DOC: Add info on dtype strings · Issue #30590 · pandas-dev/pandas (original) (raw)
Problem description
I've been studying the new string
, boolean
and Intxx
dtypes and think it would be worthwhile to add something about the strings that you are allowed to use with extension arrays in specifying the dtypes.
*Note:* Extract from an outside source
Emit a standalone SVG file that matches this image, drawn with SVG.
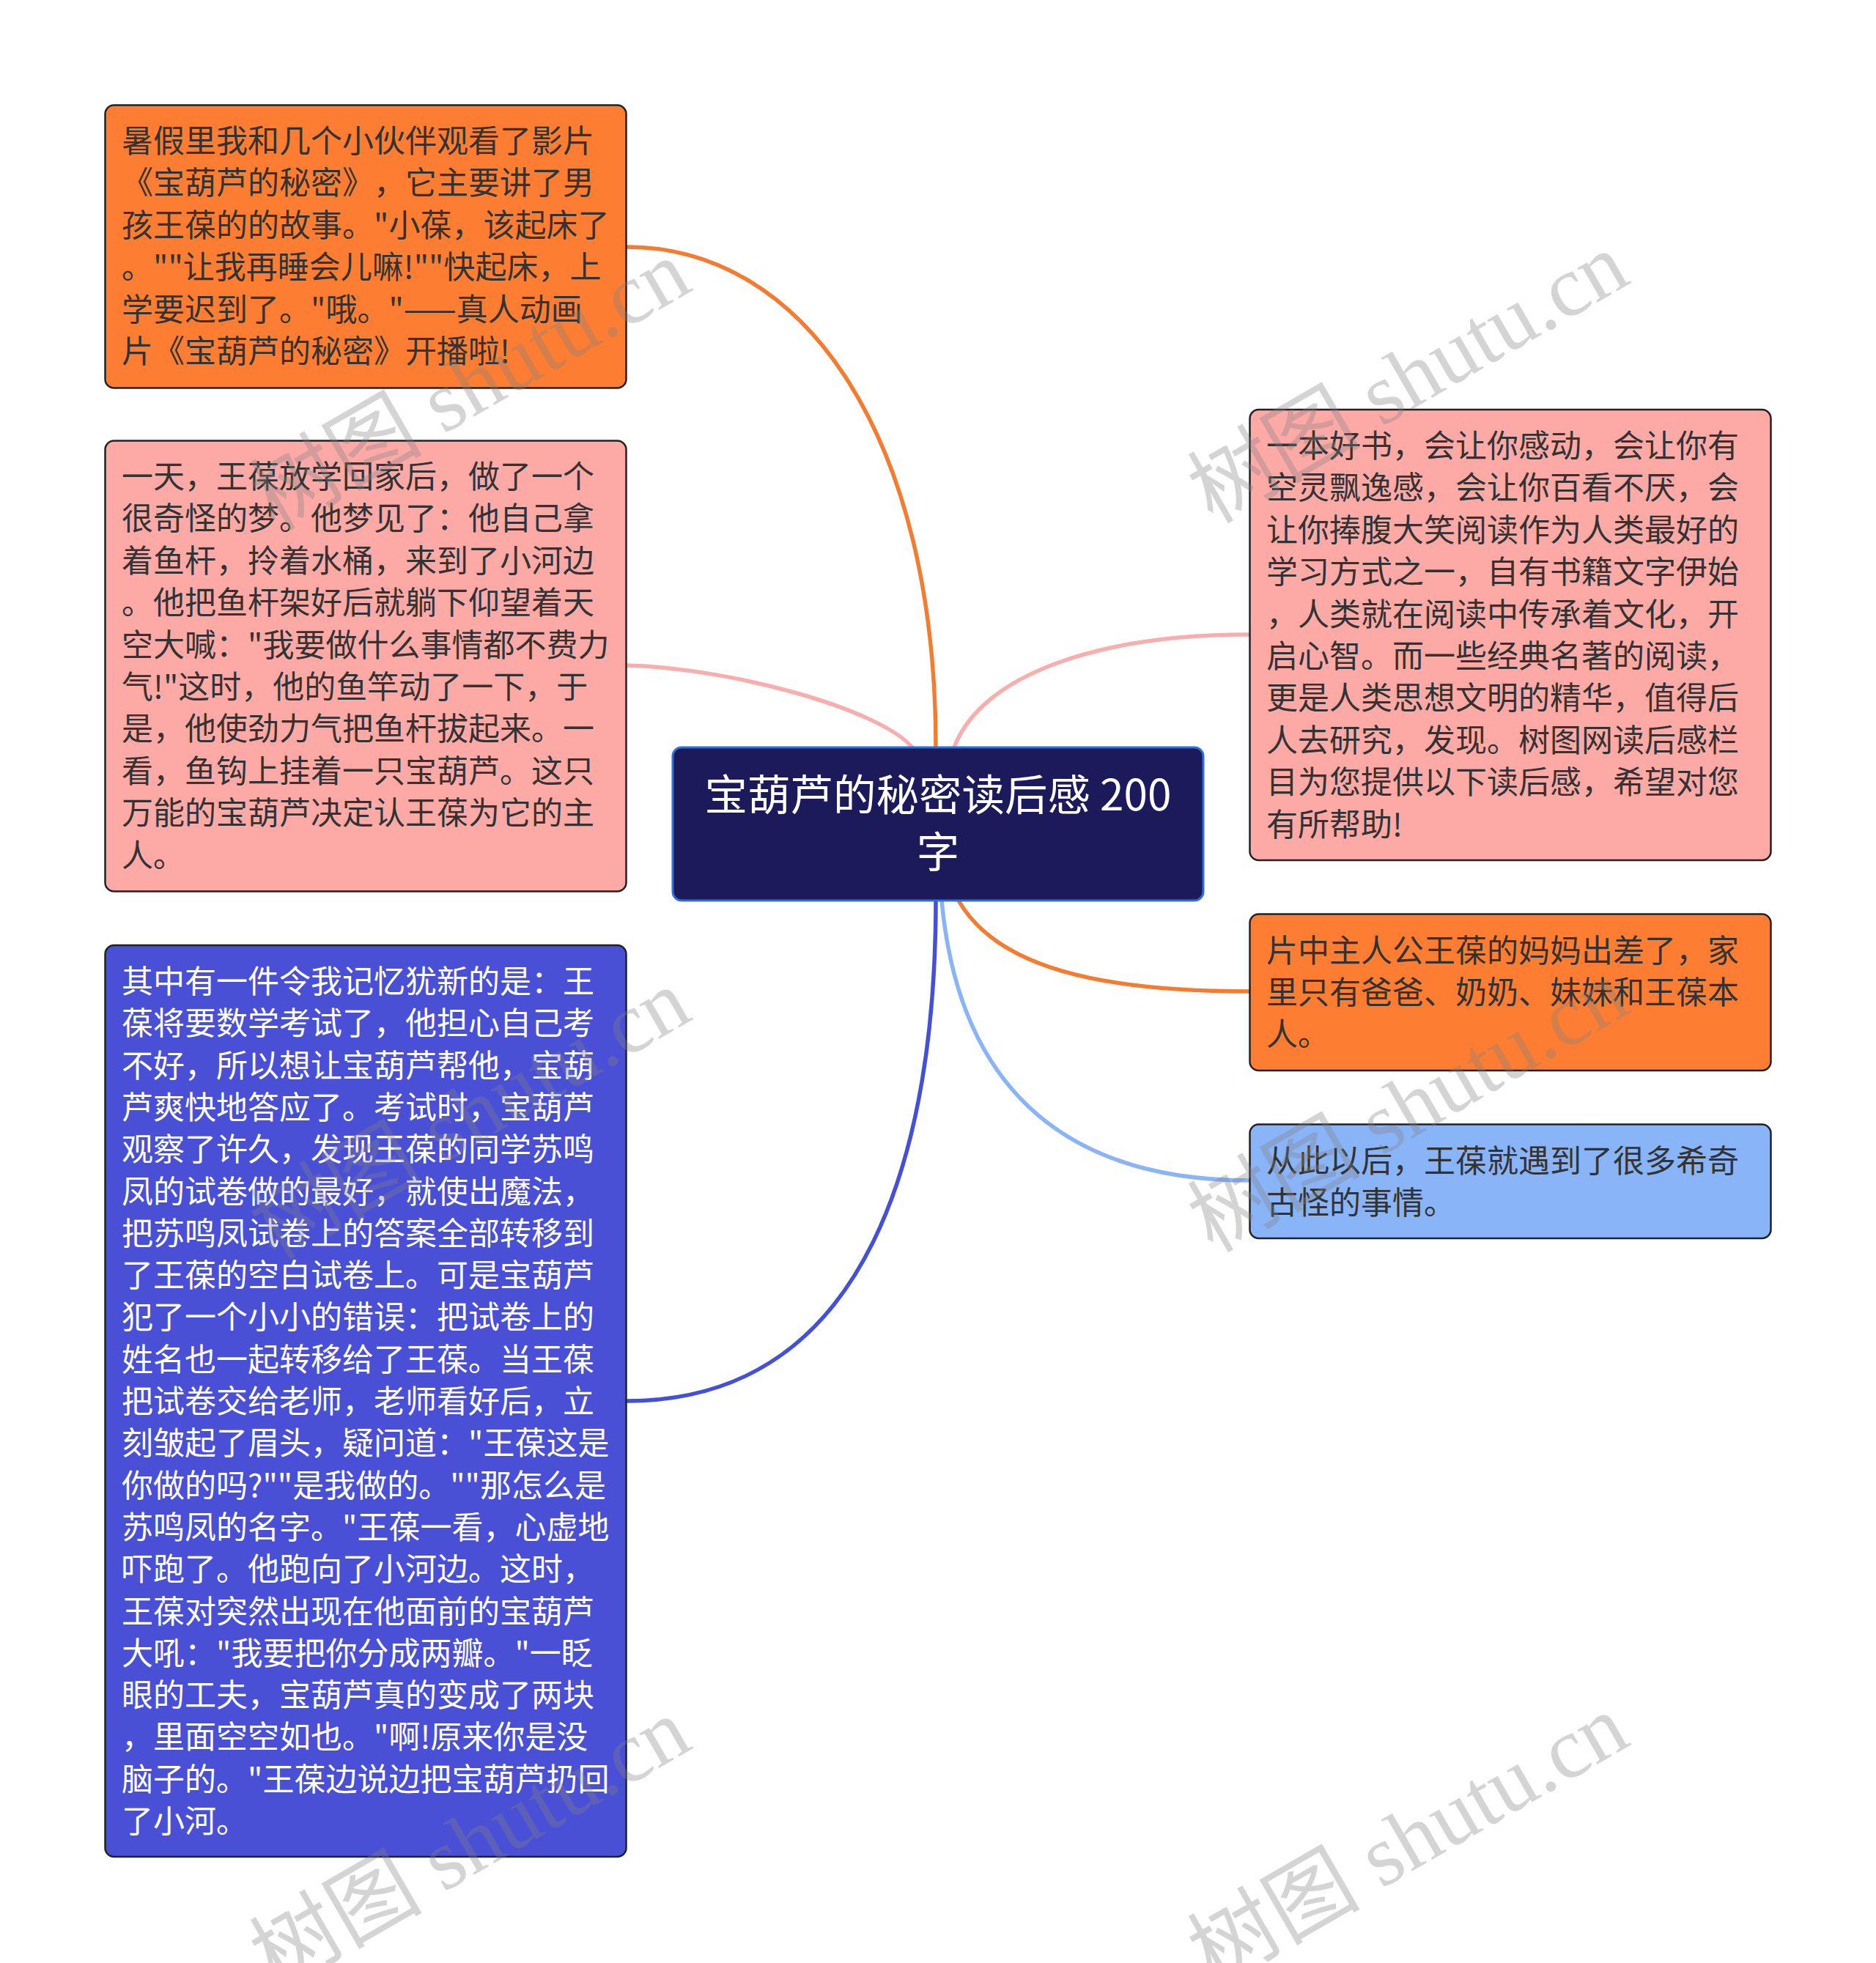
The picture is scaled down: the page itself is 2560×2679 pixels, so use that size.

It could be an additional column in the dtypes table here:
https://dev.pandas.io/docs/getting_started/basics.html#dtypes
I think the following table is correct:
Data Type | Array | Possible Strings |
---|---|---|
DatetimeTZDtype | DatetimeArray | 'datetime64[ns, ]' |
CategoricalDtype | Categorical | 'category' |
PeriodDtype | PeriodArray | 'period[]' or 'Period[]' |
SparseDtype | SparseArray | 'Sparse', 'Sparse[int]', 'Sparse[int32, 0]', 'Sparse[int64, 0]', 'Sparse[float64, nan]', 'Sparse[float32, nan]' |
IntervalDtype | IntervalArray | 'interval', 'Interval', 'Interval[<np.numeric>]', 'Interval[datetime64[ns, ]]', 'Interval[timedelta64[]]' |
Int64Dtype (and others) | IntegerArray | 'Int8', 'Int16', 'Int32', 'Int64', 'UInt8', 'UInt16', 'UInt32', 'UInt64' |
StringDtype | StringArray | 'string' |
BooleanDtype | BooleanArray | 'boolean' |
I also think we may want to make it clear that if you specify a string not in that table, it needs to be a string acceptable as a numpy
dtype.
If people like @TomAugspurger and @jorisvandenbossche think this is useful, I'll add a column to that table in the docs (or maybe have to use a separate table because of the length of the last column above).
Also, should we consider allowing 'Boolean'
and 'String'
and 'Category'
, i.e. type names with a leading capital letter? We're inconsistent in terms of what case is allowed in different places for the strings representing dtypes (see period/Period
and interval/Interval
)